Start

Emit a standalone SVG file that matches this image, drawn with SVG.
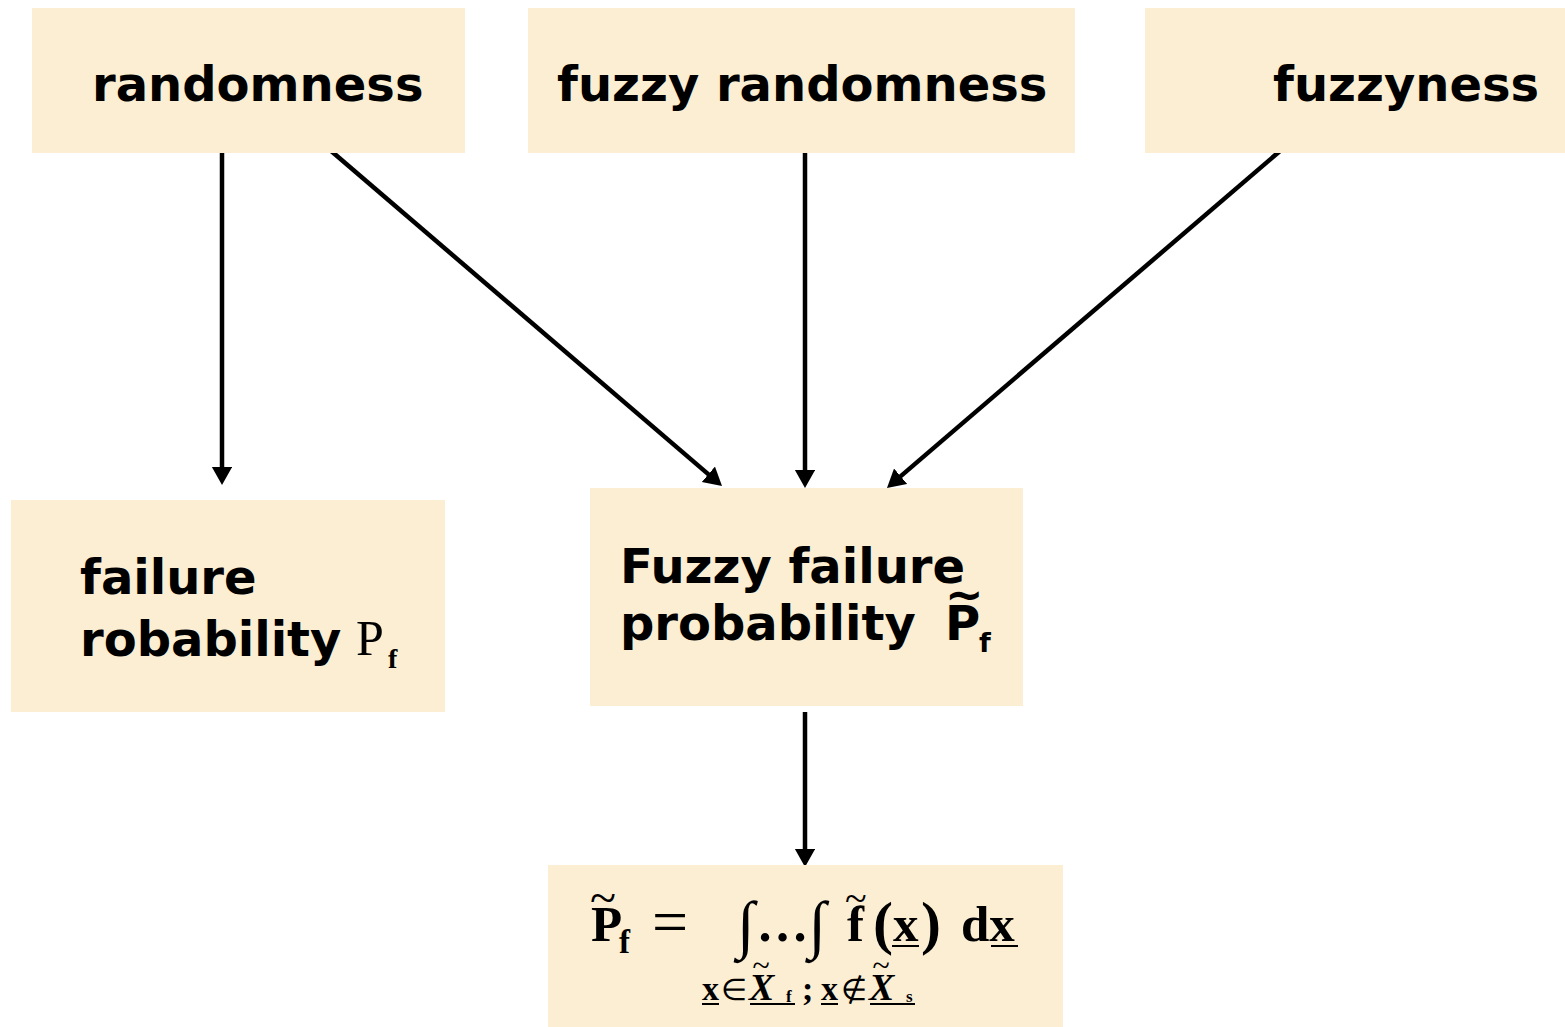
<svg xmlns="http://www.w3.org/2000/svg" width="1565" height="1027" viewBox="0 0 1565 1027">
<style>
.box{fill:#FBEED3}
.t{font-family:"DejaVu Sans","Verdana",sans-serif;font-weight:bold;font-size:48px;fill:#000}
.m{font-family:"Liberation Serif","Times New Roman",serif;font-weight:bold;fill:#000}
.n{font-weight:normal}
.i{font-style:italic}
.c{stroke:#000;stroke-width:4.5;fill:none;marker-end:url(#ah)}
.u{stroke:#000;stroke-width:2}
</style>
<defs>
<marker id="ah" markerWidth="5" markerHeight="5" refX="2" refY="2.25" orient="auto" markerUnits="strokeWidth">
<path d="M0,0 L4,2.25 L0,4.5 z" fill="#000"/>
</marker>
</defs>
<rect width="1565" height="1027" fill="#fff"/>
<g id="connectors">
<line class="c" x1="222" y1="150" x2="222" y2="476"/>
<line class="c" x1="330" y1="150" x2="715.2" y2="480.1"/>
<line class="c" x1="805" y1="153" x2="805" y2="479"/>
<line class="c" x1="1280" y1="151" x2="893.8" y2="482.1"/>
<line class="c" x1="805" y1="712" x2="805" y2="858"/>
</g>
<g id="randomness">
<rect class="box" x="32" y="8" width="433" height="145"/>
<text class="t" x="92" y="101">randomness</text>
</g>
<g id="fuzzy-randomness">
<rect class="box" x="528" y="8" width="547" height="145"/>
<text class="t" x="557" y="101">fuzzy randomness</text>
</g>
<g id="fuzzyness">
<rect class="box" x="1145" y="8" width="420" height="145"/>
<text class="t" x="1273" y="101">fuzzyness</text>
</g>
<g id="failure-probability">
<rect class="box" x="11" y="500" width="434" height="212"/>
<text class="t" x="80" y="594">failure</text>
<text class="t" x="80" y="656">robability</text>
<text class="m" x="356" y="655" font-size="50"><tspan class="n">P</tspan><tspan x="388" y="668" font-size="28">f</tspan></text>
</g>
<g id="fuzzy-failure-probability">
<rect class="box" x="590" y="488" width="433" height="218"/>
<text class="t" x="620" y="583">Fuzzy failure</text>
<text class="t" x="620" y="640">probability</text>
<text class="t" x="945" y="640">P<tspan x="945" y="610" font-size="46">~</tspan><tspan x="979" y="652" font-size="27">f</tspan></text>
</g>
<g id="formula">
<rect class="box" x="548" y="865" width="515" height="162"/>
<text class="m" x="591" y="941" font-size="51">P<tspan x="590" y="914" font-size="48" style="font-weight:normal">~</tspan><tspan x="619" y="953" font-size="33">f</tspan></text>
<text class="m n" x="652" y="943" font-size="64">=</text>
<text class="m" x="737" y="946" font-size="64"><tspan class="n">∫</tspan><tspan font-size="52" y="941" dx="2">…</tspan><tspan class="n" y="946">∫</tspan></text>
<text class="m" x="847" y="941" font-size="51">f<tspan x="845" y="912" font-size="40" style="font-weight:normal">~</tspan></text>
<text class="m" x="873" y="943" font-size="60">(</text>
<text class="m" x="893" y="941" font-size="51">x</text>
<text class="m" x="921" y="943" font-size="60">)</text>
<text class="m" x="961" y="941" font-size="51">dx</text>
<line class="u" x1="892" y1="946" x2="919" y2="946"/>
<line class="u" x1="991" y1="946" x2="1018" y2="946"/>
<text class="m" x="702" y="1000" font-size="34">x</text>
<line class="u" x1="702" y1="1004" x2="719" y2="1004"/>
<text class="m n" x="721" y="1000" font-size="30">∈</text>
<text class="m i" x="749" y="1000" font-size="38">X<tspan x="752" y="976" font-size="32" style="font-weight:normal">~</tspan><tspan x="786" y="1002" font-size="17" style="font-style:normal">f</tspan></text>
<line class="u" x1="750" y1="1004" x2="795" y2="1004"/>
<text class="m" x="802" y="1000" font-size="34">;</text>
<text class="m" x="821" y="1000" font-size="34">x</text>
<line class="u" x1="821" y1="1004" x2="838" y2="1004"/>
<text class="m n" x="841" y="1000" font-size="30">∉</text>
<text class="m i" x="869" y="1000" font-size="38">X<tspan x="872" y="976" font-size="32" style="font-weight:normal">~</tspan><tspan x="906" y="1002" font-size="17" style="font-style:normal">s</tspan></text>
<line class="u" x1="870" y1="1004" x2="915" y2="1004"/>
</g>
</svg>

End

Extract every line of the data exactly; pictures stay out.

▸ Exercise solution:
Emit a standalone SVG file that matches this image, drawn with SVG.
<svg xmlns="http://www.w3.org/2000/svg" width="1565" height="1027" viewBox="0 0 1565 1027">
<style>
.box{fill:#FBEED3}
.t{font-family:"DejaVu Sans","Verdana",sans-serif;font-weight:bold;font-size:48px;fill:#000}
.m{font-family:"Liberation Serif","Times New Roman",serif;font-weight:bold;fill:#000}
.n{font-weight:normal}
.i{font-style:italic}
.c{stroke:#000;stroke-width:4.5;fill:none;marker-end:url(#ah)}
.u{stroke:#000;stroke-width:2}
</style>
<defs>
<marker id="ah" markerWidth="5" markerHeight="5" refX="2" refY="2.25" orient="auto" markerUnits="strokeWidth">
<path d="M0,0 L4,2.25 L0,4.5 z" fill="#000"/>
</marker>
</defs>
<rect width="1565" height="1027" fill="#fff"/>
<g id="connectors">
<line class="c" x1="222" y1="150" x2="222" y2="476"/>
<line class="c" x1="330" y1="150" x2="715.2" y2="480.1"/>
<line class="c" x1="805" y1="153" x2="805" y2="479"/>
<line class="c" x1="1280" y1="151" x2="893.8" y2="482.1"/>
<line class="c" x1="805" y1="712" x2="805" y2="858"/>
</g>
<g id="randomness">
<rect class="box" x="32" y="8" width="433" height="145"/>
<text class="t" x="92" y="101">randomness</text>
</g>
<g id="fuzzy-randomness">
<rect class="box" x="528" y="8" width="547" height="145"/>
<text class="t" x="557" y="101">fuzzy randomness</text>
</g>
<g id="fuzzyness">
<rect class="box" x="1145" y="8" width="420" height="145"/>
<text class="t" x="1273" y="101">fuzzyness</text>
</g>
<g id="failure-probability">
<rect class="box" x="11" y="500" width="434" height="212"/>
<text class="t" x="80" y="594">failure</text>
<text class="t" x="80" y="656">robability</text>
<text class="m" x="356" y="655" font-size="50"><tspan class="n">P</tspan><tspan x="388" y="668" font-size="28">f</tspan></text>
</g>
<g id="fuzzy-failure-probability">
<rect class="box" x="590" y="488" width="433" height="218"/>
<text class="t" x="620" y="583">Fuzzy failure</text>
<text class="t" x="620" y="640">probability</text>
<text class="t" x="945" y="640">P<tspan x="945" y="610" font-size="46">~</tspan><tspan x="979" y="652" font-size="27">f</tspan></text>
</g>
<g id="formula">
<rect class="box" x="548" y="865" width="515" height="162"/>
<text class="m" x="591" y="941" font-size="51">P<tspan x="590" y="914" font-size="48" style="font-weight:normal">~</tspan><tspan x="619" y="953" font-size="33">f</tspan></text>
<text class="m n" x="652" y="943" font-size="64">=</text>
<text class="m" x="737" y="946" font-size="64"><tspan class="n">∫</tspan><tspan font-size="52" y="941" dx="2">…</tspan><tspan class="n" y="946">∫</tspan></text>
<text class="m" x="847" y="941" font-size="51">f<tspan x="845" y="912" font-size="40" style="font-weight:normal">~</tspan></text>
<text class="m" x="873" y="943" font-size="60">(</text>
<text class="m" x="893" y="941" font-size="51">x</text>
<text class="m" x="921" y="943" font-size="60">)</text>
<text class="m" x="961" y="941" font-size="51">dx</text>
<line class="u" x1="892" y1="946" x2="919" y2="946"/>
<line class="u" x1="991" y1="946" x2="1018" y2="946"/>
<text class="m" x="702" y="1000" font-size="34">x</text>
<line class="u" x1="702" y1="1004" x2="719" y2="1004"/>
<text class="m n" x="721" y="1000" font-size="30">∈</text>
<text class="m i" x="749" y="1000" font-size="38">X<tspan x="752" y="976" font-size="32" style="font-weight:normal">~</tspan><tspan x="786" y="1002" font-size="17" style="font-style:normal">f</tspan></text>
<line class="u" x1="750" y1="1004" x2="795" y2="1004"/>
<text class="m" x="802" y="1000" font-size="34">;</text>
<text class="m" x="821" y="1000" font-size="34">x</text>
<line class="u" x1="821" y1="1004" x2="838" y2="1004"/>
<text class="m n" x="841" y="1000" font-size="30">∉</text>
<text class="m i" x="869" y="1000" font-size="38">X<tspan x="872" y="976" font-size="32" style="font-weight:normal">~</tspan><tspan x="906" y="1002" font-size="17" style="font-style:normal">s</tspan></text>
<line class="u" x1="870" y1="1004" x2="915" y2="1004"/>
</g>
</svg>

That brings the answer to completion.